Comment 26 John David Anglin 2025-02-05 21:13:44 UTC
(In reply to Joseph S. Myers from comment #23)
> hppa is an after-rounding architecture and this test is only meant to
> produce underflow on before-rounding architectures. You should investigate
> why the code in question is entered at all. I'd have expected
> 
>           /* If the exponent would be in the normal range when
>              rounding to normal precision with unbounded exponent
>              range, the exact result is known and spurious underflows
>              must be avoided on systems detecting tininess after
>              rounding.  */
>           if (TININESS_AFTER_ROUNDING)
>             {
>               w.d = a1 + u.d;
>               if (w.ieee.exponent == 109)
>                 return w.d * 0x1p-108;
>             }

The return in the above hunk isn't taken because the exponent calculated
for "a1 + u.d" is 108.

Note: The "w.d = a1 + u.d;" line seems redundant as "a1 + u.d" is
previously calculated in this hunk:

  if (__glibc_unlikely (adjust < 0))
    {
      if ((u.ieee.mantissa1 & 1) == 0)
        u.ieee.mantissa1 |= libc_fetestexcept (FE_INEXACT) != 0;
      v.d = a1 + u.d;
      /* Ensure the addition is not scheduled after fetestexcept call.  */
      math_force_eval (v.d);
    }

adjust = -1

Should we just return "v.d * 0x1p-108" when TININESS_AFTER_ROUNDING is true?
Comment 27 Joseph S. Myers 2025-02-05 21:17:56 UTC
That's not redundant, the previous calculation is in FE_TOWARDZERO mode, before the call to libc_feupdateenv_test.

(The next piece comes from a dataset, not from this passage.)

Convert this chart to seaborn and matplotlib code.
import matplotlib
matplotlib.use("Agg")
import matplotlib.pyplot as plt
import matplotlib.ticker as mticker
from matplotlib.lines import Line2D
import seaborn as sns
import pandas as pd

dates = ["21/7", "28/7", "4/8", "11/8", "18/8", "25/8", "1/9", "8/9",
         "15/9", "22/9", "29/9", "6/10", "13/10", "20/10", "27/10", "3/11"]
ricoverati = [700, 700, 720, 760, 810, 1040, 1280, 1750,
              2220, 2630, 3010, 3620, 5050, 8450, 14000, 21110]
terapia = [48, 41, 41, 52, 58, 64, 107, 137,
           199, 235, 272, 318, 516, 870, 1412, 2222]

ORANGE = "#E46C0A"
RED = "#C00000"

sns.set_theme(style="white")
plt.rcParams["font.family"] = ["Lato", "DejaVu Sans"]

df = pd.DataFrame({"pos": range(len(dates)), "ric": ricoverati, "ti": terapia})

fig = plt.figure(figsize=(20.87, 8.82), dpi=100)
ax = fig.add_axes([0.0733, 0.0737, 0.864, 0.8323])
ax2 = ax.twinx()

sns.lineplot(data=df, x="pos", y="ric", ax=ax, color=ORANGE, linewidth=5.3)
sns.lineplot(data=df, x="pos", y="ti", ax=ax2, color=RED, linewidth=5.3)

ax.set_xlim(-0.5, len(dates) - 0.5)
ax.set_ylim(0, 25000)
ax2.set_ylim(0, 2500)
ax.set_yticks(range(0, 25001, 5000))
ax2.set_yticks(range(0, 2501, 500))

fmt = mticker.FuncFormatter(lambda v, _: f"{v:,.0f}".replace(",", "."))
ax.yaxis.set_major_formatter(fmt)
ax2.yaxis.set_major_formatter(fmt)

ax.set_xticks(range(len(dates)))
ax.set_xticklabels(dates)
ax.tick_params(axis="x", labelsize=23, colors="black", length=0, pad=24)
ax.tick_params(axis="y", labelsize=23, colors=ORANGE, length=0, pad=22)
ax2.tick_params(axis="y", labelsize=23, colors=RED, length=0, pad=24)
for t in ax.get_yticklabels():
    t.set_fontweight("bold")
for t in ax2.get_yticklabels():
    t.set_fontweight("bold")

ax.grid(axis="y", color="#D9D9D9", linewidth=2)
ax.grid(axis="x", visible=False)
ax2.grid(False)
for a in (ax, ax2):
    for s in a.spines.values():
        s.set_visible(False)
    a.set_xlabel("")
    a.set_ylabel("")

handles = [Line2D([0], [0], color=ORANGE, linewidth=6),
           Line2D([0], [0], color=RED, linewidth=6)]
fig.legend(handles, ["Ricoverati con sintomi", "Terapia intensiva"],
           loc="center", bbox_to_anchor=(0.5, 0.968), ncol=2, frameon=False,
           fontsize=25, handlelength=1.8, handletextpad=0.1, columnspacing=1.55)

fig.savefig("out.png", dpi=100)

But maybe that call needs to be followed by "a1 = math_opt_barrier (a1);" or similar to ensure the value doesn't get wrongly reused in the new rounding mode. With a value calculated in the correct rounding mode, the exponent should be 109, not 108.
Comment 28 John David Anglin 2025-02-06 15:41:53 UTC
Created attachment 60399 [details]
Patch

Fixes fma testcases on hppa.

This is a glibc bug.
Comment 29 John David Anglin 2025-02-06 15:45:23 UTC
Created attachment 60400 [details]
Patch

Sorry, this replaces previous patch version.